CUPE wants to set up a Local First pilot project in the Comox Valley to create new revenue streams.

"We've looked at some of the things being done here, and we think Comox- Courtenay has a good footing and a good sense of how this can work," said O'Neill. "We would like to get together with those who are interested to talk about how we would like to make this better. How do we shift the tax base a bit to develop more local or regional business that can be expanded?"

Local First is more than buying locally, explained O'Neill.

"There has got to be a significant commitment from the business community," he explained. "The commitment to make it sustainable has to be that businesses get together with other businesses to create a climate that if you buy tires, they may not be as cheap as in Vancouver, but you get a deal with detailing ... things that move people from one local business to another."

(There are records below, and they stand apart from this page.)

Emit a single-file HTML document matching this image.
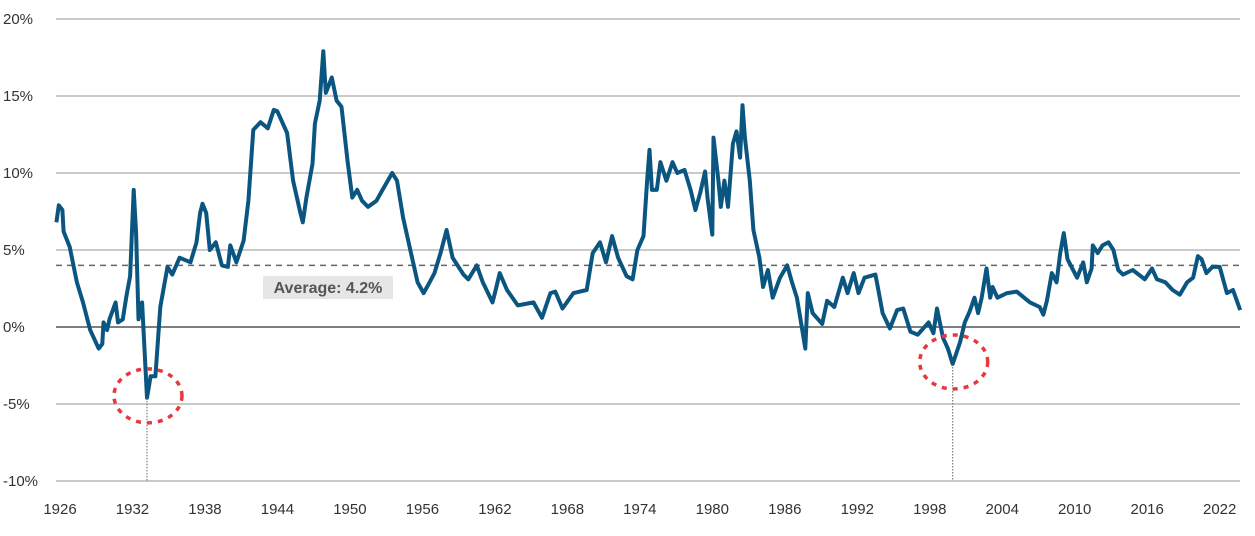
<!DOCTYPE html>
<html><head><meta charset="utf-8"><style>
body{margin:0;background:#fff;}
svg text{font-family:"Liberation Sans",sans-serif;}
</style></head><body>
<svg id="chart" width="1255" height="531" xmlns="http://www.w3.org/2000/svg">
<g id="grid"></g><g id="labels"></g><g id="series"></g><g id="annot"></g>
</svg>
<script>
const yTicks=[20,15,10,5,0,-5,-10];
const xTickYears=[1926,1932,1938,1944,1950,1956,1962,1968,1974,1980,1986,1992,1998,2004,2010,2016,2022];
const average=4.0;
const averageLabel="Average: 4.2%";
const lows=[[1933.2,-4.6],[1999.9,-2.4]];
const years=[1925.7,1925.9,1926.2,1926.3,1926.8,1927.4,1927.9,1928.5,1929.2,1929.5,1929.6,1929.9,1930.1,1930.6,1930.8,1931.2,1931.5,1931.8,1932.1,1932.3,1932.5,1932.8,1933.2,1933.5,1933.9,1934.3,1934.9,1935.3,1935.9,1936.8,1937.3,1937.6,1937.8,1938.1,1938.4,1938.9,1939.4,1939.9,1940.1,1940.6,1941.2,1941.6,1942.0,1942.6,1943.2,1943.7,1944.0,1944.8,1945.3,1945.9,1946.1,1946.4,1946.9,1947.1,1947.5,1947.8,1948.0,1948.5,1948.9,1949.3,1949.8,1950.2,1950.6,1951.0,1951.5,1952.2,1952.7,1953.5,1953.9,1954.4,1955.0,1955.6,1956.1,1956.6,1957.0,1957.5,1958.0,1958.5,1959.4,1959.8,1960.5,1961.0,1961.8,1962.0,1962.4,1963.0,1963.9,1965.2,1965.9,1966.6,1967.0,1967.6,1968.5,1969.6,1970.1,1970.7,1971.2,1971.7,1972.2,1972.9,1973.4,1973.8,1974.3,1974.6,1974.8,1975.0,1975.4,1975.7,1976.2,1976.7,1977.1,1977.7,1978.2,1978.6,1979.0,1979.4,1979.6,1980.0,1980.1,1980.5,1980.7,1981.0,1981.3,1981.7,1982.0,1982.3,1982.5,1982.7,1983.1,1983.4,1983.9,1984.2,1984.6,1985.0,1985.6,1986.2,1986.6,1987.0,1987.3,1987.7,1987.9,1988.3,1989.1,1989.5,1990.1,1990.8,1991.2,1991.7,1992.1,1992.6,1993.5,1993.7,1994.1,1994.7,1995.3,1995.8,1996.4,1997.0,1997.9,1998.3,1998.6,1999.1,1999.5,1999.9,2000.5,2000.9,2001.3,2001.7,2002.0,2002.3,2002.7,2003.0,2003.2,2003.6,2004.4,2005.2,2006.3,2007.1,2007.4,2007.7,2008.1,2008.5,2008.8,2009.1,2009.4,2010.2,2010.7,2011.0,2011.4,2011.5,2011.9,2012.3,2012.8,2013.2,2013.6,2014.0,2014.8,2015.8,2016.4,2016.8,2017.5,2018.1,2018.7,2019.3,2019.8,2020.2,2020.5,2020.9,2021.4,2022.0,2022.6,2023.1,2023.7];
const values=[6.8,7.9,7.6,6.2,5.2,2.9,1.6,-0.2,-1.4,-1.1,0.3,-0.2,0.5,1.6,0.3,0.5,2.0,3.3,8.9,6.1,0.5,1.6,-4.6,-3.2,-3.2,1.3,3.9,3.4,4.5,4.2,5.5,7.4,8.0,7.4,5.0,5.5,4.0,3.9,5.3,4.2,5.6,8.2,12.8,13.3,12.9,14.1,14.0,12.6,9.5,7.4,6.8,8.4,10.6,13.2,14.7,17.9,15.2,16.2,14.7,14.3,10.8,8.4,8.9,8.2,7.8,8.2,8.9,10.0,9.5,7.1,5.0,2.9,2.2,2.9,3.5,4.8,6.3,4.5,3.4,3.1,4.0,2.9,1.6,2.2,3.5,2.4,1.4,1.6,0.6,2.2,2.3,1.2,2.2,2.4,4.8,5.5,4.2,5.9,4.5,3.3,3.1,5.0,5.9,9.5,11.5,8.9,8.9,10.7,9.5,10.7,10.0,10.2,8.9,7.6,8.7,10.1,8.4,6.0,12.3,9.5,7.8,9.5,7.8,11.9,12.7,11.0,14.4,12.3,9.5,6.3,4.5,2.6,3.7,1.9,3.2,4.0,2.9,1.9,0.5,-1.4,2.2,0.9,0.2,1.7,1.3,3.2,2.2,3.5,2.2,3.2,3.4,2.6,0.9,-0.1,1.1,1.2,-0.3,-0.5,0.3,-0.4,1.2,-0.7,-1.4,-2.4,-1.0,0.3,1.0,1.9,0.9,1.9,3.8,1.9,2.6,1.9,2.2,2.3,1.6,1.3,0.8,1.7,3.5,2.9,4.8,6.1,4.4,3.2,4.2,2.9,3.8,5.3,4.8,5.3,5.5,5.0,3.7,3.4,3.7,3.1,3.8,3.1,2.9,2.4,2.1,2.9,3.2,4.6,4.4,3.5,3.9,3.9,2.2,2.4,1.1];

const NS="http://www.w3.org/2000/svg";
const X0=56,X1=1240;
function xs(yr){return 60+(yr-1926)*12.08;}
function ys(v){return 327-v*15.4;}
function mk(tag,attrs,parent){const e=document.createElementNS(NS,tag);for(const k in attrs)e.setAttribute(k,attrs[k]);parent.appendChild(e);return e;}
const grid=document.getElementById('grid'),labels=document.getElementById('labels'),series=document.getElementById('series'),annot=document.getElementById('annot');

yTicks.forEach(t=>{
  const l=mk('line',{x1:X0,x2:X1,y1:ys(t),y2:ys(t),stroke:t===0?'#555':'#aaa','stroke-width':t===0?1.6:1.2},grid);
  
  
  const tx=mk('text',{x:3,y:ys(t)+5,'font-size':15,fill:'#333'},labels);
  tx.textContent=t+'%';
  
  
});
xTickYears.forEach(y=>{
  const tx=mk('text',{x:xs(y),y:514,'font-size':15,fill:'#333','text-anchor':'middle'},labels);
  tx.textContent=y;
  
  
});
const av=mk('line',{x1:X0,x2:X1,y1:ys(average),y2:ys(average),stroke:'#666','stroke-width':1.5,'stroke-dasharray':'6,5'},grid);


const ab=mk('rect',{x:263,y:276,width:130,height:23,fill:'#e6e6e6'},annot);


const at=mk('text',{x:328,y:293,'font-size':16,'font-weight':'bold',fill:'#555','text-anchor':'middle'},annot);
at.textContent=averageLabel;



lows.forEach(p=>{
  const vl=mk('line',{x1:xs(p[0]),x2:xs(p[0]),y1:ys(p[1]),y2:ys(-10),stroke:'#666','stroke-width':1,'stroke-dasharray':'1.5,1.5'},annot);
  
  
});

let d='';
years.forEach((y,i)=>{d+=(i?'L':'M')+xs(y).toFixed(1)+','+ys(values[i]).toFixed(1);});
const path=mk('path',{d:d,fill:'none',stroke:'#0b5680','stroke-width':4,'stroke-linejoin':'round'},series);



lows.forEach(p=>{
  const c=mk('ellipse',{cx:xs(p[0])+1,cy:ys(p[1])-2,rx:34,ry:27,fill:'none',stroke:'#e8383d','stroke-width':3.5,'stroke-dasharray':'5,6'},annot);
  
  
});
</script>
</body></html>
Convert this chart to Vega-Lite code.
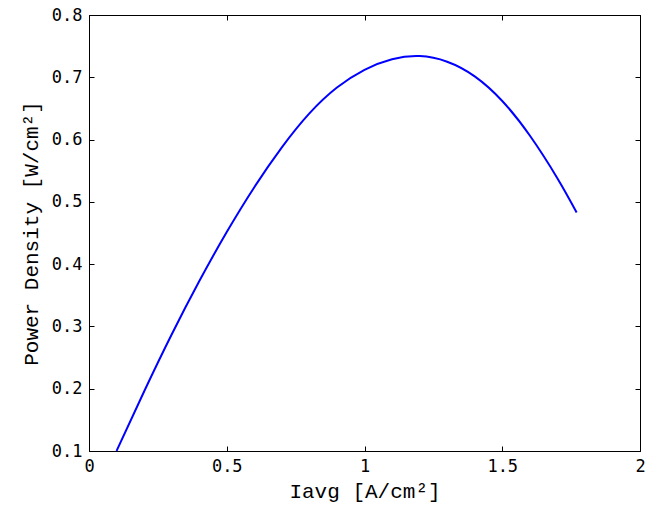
{
  "$schema": "https://vega.github.io/schema/vega-lite/v6.json",
  "width": 551,
  "height": 436,
  "autosize": "none",
  "padding": {"left": 89, "top": 15, "right": 15, "bottom": 55},
  "background": "white",
  "config": {
    "view": {"stroke": "black", "strokeWidth": 1},
    "axis": {
      "grid": false,
      "domain": true,
      "domainColor": "black",
      "tickColor": "black",
      "tickSize": -5,
      "labelFlush": false,
      "labelOverlap": false,
      "labelColor": "black",
      "labelFont": "DejaVu Sans Mono",
      "labelFontSize": 17,
      "titleFont": "Liberation Mono",
      "titleFontSize": 21,
      "titleFontWeight": "normal",
      "titleColor": "black"
    }
  },
  "data": {
    "values": [
      {"I": 0.10, "P": 0.1000},
      {"I": 0.20, "P": 0.1955},
      {"I": 0.30, "P": 0.2870},
      {"I": 0.40, "P": 0.3725},
      {"I": 0.50, "P": 0.4515},
      {"I": 0.60, "P": 0.5235},
      {"I": 0.70, "P": 0.5875},
      {"I": 0.80, "P": 0.6420},
      {"I": 0.90, "P": 0.6835},
      {"I": 1.00, "P": 0.7120},
      {"I": 1.10, "P": 0.7290},
      {"I": 1.20, "P": 0.7340},
      {"I": 1.30, "P": 0.7250},
      {"I": 1.40, "P": 0.7015},
      {"I": 1.50, "P": 0.6620},
      {"I": 1.60, "P": 0.6065},
      {"I": 1.70, "P": 0.5380},
      {"I": 1.77, "P": 0.4830}
    ]
  },
  "layer": [
    {
      "mark": {"type": "line", "color": "#0000ff", "strokeWidth": 2, "interpolate": "natural"},
      "encoding": {
        "x": {"field": "I", "type": "quantitative", "scale": {"domain": [0, 2], "nice": false},
          "axis": {"values": [0, 0.5, 1, 1.5, 2], "format": "~g", "title": "Iavg [A/cm²]", "labelPadding": 12, "titlePadding": 6}},
        "y": {"field": "P", "type": "quantitative", "scale": {"domain": [0.1, 0.8], "nice": false, "zero": false},
          "axis": {"values": [0.1, 0.2, 0.3, 0.4, 0.5, 0.6, 0.7, 0.8], "format": ".1f", "title": "Power Density [W/cm²]", "labelPadding": 12, "titlePadding": 10}}
      }
    },
    {
      "mark": {"type": "line", "opacity": 0},
      "encoding": {
        "x": {"field": "I", "type": "quantitative", "scale": {"domain": [0, 2], "nice": false},
          "axis": {"orient": "top", "values": [0, 0.5, 1, 1.5, 2], "labels": false, "title": null}},
        "y": {"field": "P", "type": "quantitative", "scale": {"domain": [0.1, 0.8], "nice": false, "zero": false},
          "axis": {"orient": "right", "values": [0.1, 0.2, 0.3, 0.4, 0.5, 0.6, 0.7, 0.8], "labels": false, "title": null}}
      }
    }
  ],
  "resolve": {"axis": {"x": "independent", "y": "independent"}}
}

This is something CUPE Local 439 wants to do, according to Wright.

"We've seen when the mill shut down, the impact it had on this community," she said. "We've seen the WestJet flights full of workers going to Alberta."

CUPE Local 439 began its Local First initiative by going to the school board office and suggesting they get Lifeskills programs in the schools to cater their meals - which is what CUPE does.

CUPE has also seen the impact the arrival of big stores like Walmart has had on small businesses, and the union is encouraging its members to shop locally, noted Wright.

"We want our members to support those businesses, and we're going to work with them to entice them to do so," she said. "We know we've got the membership to get on board with it, and we know we can do it."

Local 439 has developed a plan and spoken to the Comox Business in Action and Comox Centre Mall and plans to speak to the Downtown Courtenay Business Improvement Association next, according to Wright.

O'Neill is impressed with Local 439.

"This local is really more progressive in what they're doing and just in the interest they have," he said. "These folks have done a really great job of making people aware and walking the talk."